Reproduce the data below in full and exclude every picture.

# Collected material
· · · · · · ·

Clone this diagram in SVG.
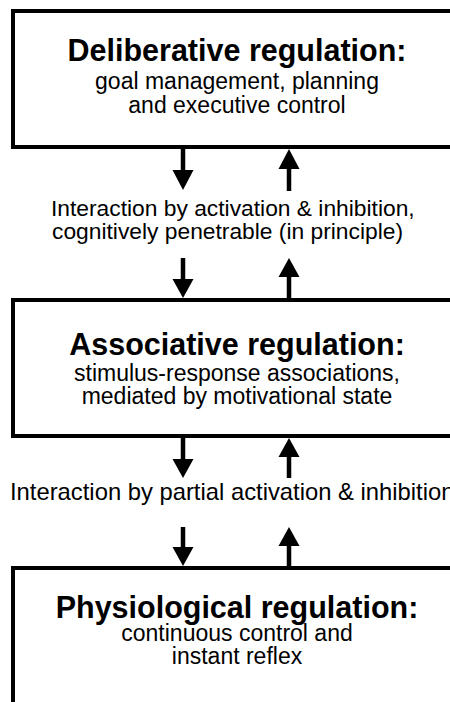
<svg xmlns="http://www.w3.org/2000/svg" width="450" height="702" viewBox="0 0 450 702">
  <style>
    .box { fill: #fff; stroke: #000; stroke-width: 4; }
    .title { font-family: "Liberation Sans", Arial, sans-serif; font-weight: bold; font-size: 30.5px; text-anchor: middle; fill: #000; }
    .sub { font-family: "Liberation Sans", Arial, sans-serif; font-size: 23px; text-anchor: middle; fill: #000; }
    .lbl { font-family: "Liberation Sans", Arial, sans-serif; font-size: 22.8px; fill: #000; }
    .shaft { stroke: #000; stroke-width: 4.5; fill: none; }
    .head { fill: #000; stroke: none; }
  </style>
  <rect width="450" height="702" fill="#fff"/>

  <g id="deliberative">
    <rect class="box" x="13" y="11" width="460" height="136"/>
    <text class="title" x="237" y="61">Deliberative regulation:</text>
    <text class="sub" x="237" y="89">goal management, planning</text>
    <text class="sub" x="237" y="113">and executive control</text>
  </g>

  <g id="associative">
    <rect class="box" x="13" y="300" width="460" height="136"/>
    <text class="title" x="237" y="355">Associative regulation:</text>
    <text class="sub" x="237" y="381">stimulus-response associations,</text>
    <text class="sub" x="237" y="404">mediated by motivational state</text>
  </g>

  <g id="physiological">
    <rect class="box" x="13" y="568" width="460" height="200"/>
    <text class="title" x="237" y="618">Physiological regulation:</text>
    <text class="sub" x="237" y="641">continuous control and</text>
    <text class="sub" x="237" y="664">instant reflex</text>
  </g>

  <g id="interaction-upper">
    <text class="lbl" x="51" y="216">Interaction by activation &amp; inhibition,</text>
    <text class="lbl" x="52" y="239">cognitively penetrable (in principle)</text>
  </g>

  <g id="interaction-lower">
    <text class="lbl" x="10" y="500" style="font-size:23.8px">Interaction by partial activation &amp; inhibition</text>
  </g>

  <g id="connectors">
    <!-- deliberative -> label -->
    <line class="shaft" x1="183" y1="149" x2="183" y2="172"/>
    <polygon class="head" points="172.5,170 193.5,170 183,190"/>
    <line class="shaft" x1="289" y1="167" x2="289" y2="191"/>
    <polygon class="head" points="289,149 278.5,169 299.5,169"/>
    <!-- label -> associative -->
    <line class="shaft" x1="183" y1="258" x2="183" y2="281"/>
    <polygon class="head" points="172.5,279 193.5,279 183,298"/>
    <line class="shaft" x1="289" y1="275" x2="289" y2="298"/>
    <polygon class="head" points="289,258 278.5,277 299.5,277"/>
    <!-- associative -> label -->
    <line class="shaft" x1="183" y1="438" x2="183" y2="461"/>
    <polygon class="head" points="172.5,459 193.5,459 183,478"/>
    <line class="shaft" x1="289" y1="455" x2="289" y2="478"/>
    <polygon class="head" points="289,438 278.5,457 299.5,457"/>
    <!-- label -> physiological -->
    <line class="shaft" x1="183" y1="527" x2="183" y2="549"/>
    <polygon class="head" points="172.5,547 193.5,547 183,566"/>
    <line class="shaft" x1="289" y1="544" x2="289" y2="566"/>
    <polygon class="head" points="289,527 278.5,546 299.5,546"/>
  </g>
</svg>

· · · · · · ·

# Reply
Clone this diagram in SVG.
<svg xmlns="http://www.w3.org/2000/svg" width="450" height="702" viewBox="0 0 450 702">
  <style>
    .box { fill: #fff; stroke: #000; stroke-width: 4; }
    .title { font-family: "Liberation Sans", Arial, sans-serif; font-weight: bold; font-size: 30.5px; text-anchor: middle; fill: #000; }
    .sub { font-family: "Liberation Sans", Arial, sans-serif; font-size: 23px; text-anchor: middle; fill: #000; }
    .lbl { font-family: "Liberation Sans", Arial, sans-serif; font-size: 22.8px; fill: #000; }
    .shaft { stroke: #000; stroke-width: 4.5; fill: none; }
    .head { fill: #000; stroke: none; }
  </style>
  <rect width="450" height="702" fill="#fff"/>

  <g id="deliberative">
    <rect class="box" x="13" y="11" width="460" height="136"/>
    <text class="title" x="237" y="61">Deliberative regulation:</text>
    <text class="sub" x="237" y="89">goal management, planning</text>
    <text class="sub" x="237" y="113">and executive control</text>
  </g>

  <g id="associative">
    <rect class="box" x="13" y="300" width="460" height="136"/>
    <text class="title" x="237" y="355">Associative regulation:</text>
    <text class="sub" x="237" y="381">stimulus-response associations,</text>
    <text class="sub" x="237" y="404">mediated by motivational state</text>
  </g>

  <g id="physiological">
    <rect class="box" x="13" y="568" width="460" height="200"/>
    <text class="title" x="237" y="618">Physiological regulation:</text>
    <text class="sub" x="237" y="641">continuous control and</text>
    <text class="sub" x="237" y="664">instant reflex</text>
  </g>

  <g id="interaction-upper">
    <text class="lbl" x="51" y="216">Interaction by activation &amp; inhibition,</text>
    <text class="lbl" x="52" y="239">cognitively penetrable (in principle)</text>
  </g>

  <g id="interaction-lower">
    <text class="lbl" x="10" y="500" style="font-size:23.8px">Interaction by partial activation &amp; inhibition</text>
  </g>

  <g id="connectors">
    <!-- deliberative -> label -->
    <line class="shaft" x1="183" y1="149" x2="183" y2="172"/>
    <polygon class="head" points="172.5,170 193.5,170 183,190"/>
    <line class="shaft" x1="289" y1="167" x2="289" y2="191"/>
    <polygon class="head" points="289,149 278.5,169 299.5,169"/>
    <!-- label -> associative -->
    <line class="shaft" x1="183" y1="258" x2="183" y2="281"/>
    <polygon class="head" points="172.5,279 193.5,279 183,298"/>
    <line class="shaft" x1="289" y1="275" x2="289" y2="298"/>
    <polygon class="head" points="289,258 278.5,277 299.5,277"/>
    <!-- associative -> label -->
    <line class="shaft" x1="183" y1="438" x2="183" y2="461"/>
    <polygon class="head" points="172.5,459 193.5,459 183,478"/>
    <line class="shaft" x1="289" y1="455" x2="289" y2="478"/>
    <polygon class="head" points="289,438 278.5,457 299.5,457"/>
    <!-- label -> physiological -->
    <line class="shaft" x1="183" y1="527" x2="183" y2="549"/>
    <polygon class="head" points="172.5,547 193.5,547 183,566"/>
    <line class="shaft" x1="289" y1="544" x2="289" y2="566"/>
    <polygon class="head" points="289,527 278.5,546 299.5,546"/>
  </g>
</svg>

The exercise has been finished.